The thesaurus data we’re working with is the Moby Thesaurus from the Project Gutenburg library of free electronic texts. Like many thesauruses, it’s structure in an interesting way. Every word is assigned to one or more groups based on it’s general meaning or idea. Each group has a keyword, also known as a headword, that is a general encapsulation that idea—this is why, for example in Roget’s, you must first look up a word in the index to acquire its keywords. Each group has only one keyword, but a keyword can exist in other groups (but as an ordinary word).

This thesaurus structure allows us to do some easy simplifications and analysis on the data. For many functions, we can treat the groups as supernodes, performing operations and storing connections upon them in place of the words themselves. For example, when determining relatedness between words, we only have compare the groups they are a part of; while there are approximately 100,000 words in our database, there are only 30,000 groups, which greatly diminishes the size and complexity of the data set we’re working on. - Correspondence Weighting

Currently Panlexicon works by comparing the overlap between groups of words.

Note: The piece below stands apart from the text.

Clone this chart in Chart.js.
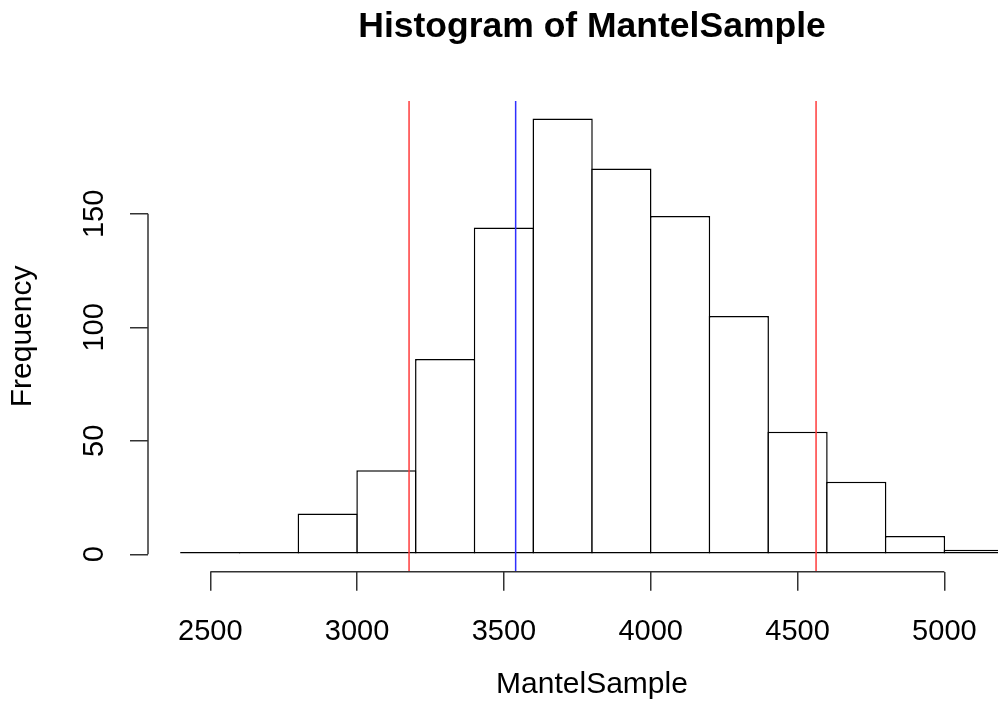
<!DOCTYPE html>
<html>
<head>
<meta charset="utf-8">
<title>Histogram of MantelSample</title>
<script src="https://cdn.jsdelivr.net/npm/chart.js@4.4.1/dist/chart.umd.min.js"></script>
<style>
  html, body { margin: 0; padding: 0; background: #fff; overflow: hidden; }
  #wrap { width: 998px; height: 726px; overflow: hidden; }
  canvas { display: block; }
</style>
</head>
<body>
<div id="wrap"><canvas id="hist" width="1184" height="726"></canvas></div>
<script>
// histogram bins (left edges, width 200) and their counts
const binStarts = [2400, 2600, 2800, 3000, 3200, 3400, 3600, 3800, 4000, 4200, 4400, 4600, 4800, 5000];
const binWidth = 200;
const counts = [1, 1, 18, 37, 86, 144, 192, 170, 149, 105, 54, 32, 8, 2];

// axis ticks
const xTicks = [2500, 3000, 3500, 4000, 4500, 5000];
const yTicks = [0, 50, 100, 150];

// vertical lines: interval bounds (red) and observed value (blue)
const boundLines = [3177, 4563];
const observedLines = [3540];

// plot range padded by 4% on each side, like base R graphics
const xLo = binStarts[0], xHi = binStarts[binStarts.length - 1] + binWidth;
const yHi = Math.max(...counts);
const xPad = (xHi - xLo) * 0.04, yPad = yHi * 0.04;

const FONT = "'Liberation Sans', Arial, Helvetica, sans-serif";
Chart.defaults.font.family = FONT;
Chart.defaults.color = '#000';

const LINE = 1.5;
const MARGIN = 148; // left/right margin around the plot region

// axis lines only span the tick range, plus the abline-style verticals
const rStyle = {
  id: 'rStyle',
  afterDatasetsDraw(chart) {
    const { ctx, chartArea, scales: { x, y } } = chart;
    ctx.save();
    ctx.lineWidth = 1.5;
    const vline = (v, color) => {
      const px = x.getPixelForValue(v);
      ctx.strokeStyle = color;
      ctx.beginPath();
      ctx.moveTo(px, chartArea.top);
      ctx.lineTo(px, chartArea.bottom);
      ctx.stroke();
    };
    boundLines.forEach(v => vline(v, '#ff3b3b'));
    observedLines.forEach(v => vline(v, '#2f2fff'));

    ctx.strokeStyle = '#333';
    ctx.lineWidth = LINE;
    ctx.beginPath();
    ctx.moveTo(x.getPixelForValue(xTicks[0]), chartArea.bottom);
    ctx.lineTo(x.getPixelForValue(xTicks[xTicks.length - 1]), chartArea.bottom);
    ctx.moveTo(chartArea.left, y.getPixelForValue(yTicks[0]));
    ctx.lineTo(chartArea.left, y.getPixelForValue(yTicks[yTicks.length - 1]));
    ctx.stroke();
    ctx.restore();
  }
};

new Chart(document.getElementById('hist'), {
  type: 'bar',
  data: {
    datasets: [{
      label: 'MantelSample',
      data: binStarts.map((s, i) => ({ x: s + binWidth / 2, y: counts[i] })),
      backgroundColor: '#fff',
      borderColor: '#000',
      borderWidth: LINE,
      borderSkipped: false,
      inflateAmount: 0,
      categoryPercentage: 1,
      barPercentage: 1.0255,
      clip: false
    }]
  },
  options: {
    responsive: false,
    animation: false,
    // the plot region runs past the visible page on the right
    layout: { padding: { left: 0, right: MARGIN, top: 0, bottom: 0 } },
    plugins: {
      legend: { display: false },
      tooltip: { enabled: false },
      title: {
        display: true,
        fullSize: false, // centre over the plot region, not the canvas
        text: 'Histogram of MantelSample',
        font: { size: 35.5, weight: 'bold' },
        padding: { top: 6, bottom: 52.5 }
      }
    },
    scales: {
      x: {
        type: 'linear',
        offset: false,
        min: xLo - xPad,
        max: xHi + xPad,
        afterFit: s => { s.height = 154.3; },
        afterBuildTicks: s => { s.ticks = xTicks.map(v => ({ value: v })); },
        border: { display: false },
        grid: { offset: false, drawOnChartArea: false, drawTicks: true, tickLength: 19, color: '#333', lineWidth: LINE },
        ticks: {
          font: { size: 29 },
          padding: 24,
          maxRotation: 0,
          autoSkip: false,
          callback: v => String(v)
        },
        title: {
          display: true,
          text: 'MantelSample',
          font: { size: 30 },
          padding: { top: 0, bottom: 23 }
        }
      },
      y: {
        min: -yPad,
        max: yHi + yPad,
        afterFit: s => { s.width = MARGIN; },
        afterBuildTicks: s => { s.ticks = yTicks.map(v => ({ value: v })); },
        border: { display: false },
        grid: { drawOnChartArea: false, drawTicks: true, tickLength: 18, color: '#333', lineWidth: LINE },
        ticks: {
          font: { size: 29 },
          minRotation: 90,
          maxRotation: 90,
          crossAlign: 'center',
          padding: 11,
          autoSkip: false,
          callback: v => String(v)
        },
        title: {
          display: true,
          text: 'Frequency',
          font: { size: 30 },
          padding: { top: 5, bottom: 0 }
        }
      }
    }
  },
  plugins: [rStyle]
});
</script>
</body>
</html>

When typing in a search term, Panlexicon looks up all of the groups that word is a member of. It then returns a list of words that are also in those groups. The weight of each word (or size in our word cloud model) is calculated according to how many groups—-of those groups that include the search term—that word is a member of. A property of this is that no other returned word will have a heavier weight than the search term. When searching multiple terms, Panlexicon creates a set of groups such that all search terms are a member. In the case when there exists no groups that contain all the search terms, Panlexicon returns nothing.

Already we’re digging into some interesting relations that turn up in the thesaurus data. For example, one of my favorite linguistic myths is that Eskimos have 50 different words for snow. The supposed lesson was that eskimos had a different conception of snow than us (the non-Eskimos). I always wondered, “Well, is 50 a lot?” The largest group in our thesaurus has the keyword cut with 1448 related words or synonyms. This is followed by set (1152), turn (1108), run (1025), and color (1007). That’s quite a bit.

Also, interestingly in our dataset, are the most versatile words. These words are members of the most groups. The list shares four out five of the same words as those of the most synonyms, beginning with cut, being a member of 1120 distinct groups. This is followed by set (928), run (750), turn (715), and check (699).

Right now, we’re investigating paths between words. This will allow us to play the Kevin Bacon game, making connections between words that may not share the same group. It will be interesting to determine what words are connected (even through a medium) and which ones are disconnected. Lastly on our list of things to do is determine the eigenvectors of our groups in relation to how their connected to other groups. This will allow us to determine—without using fancy words like Markov chains—which words are probably used the most. I say probably because we’re analyzing a taxonomic work, rather than actual speech. Who knows if they match up; we’ll find out.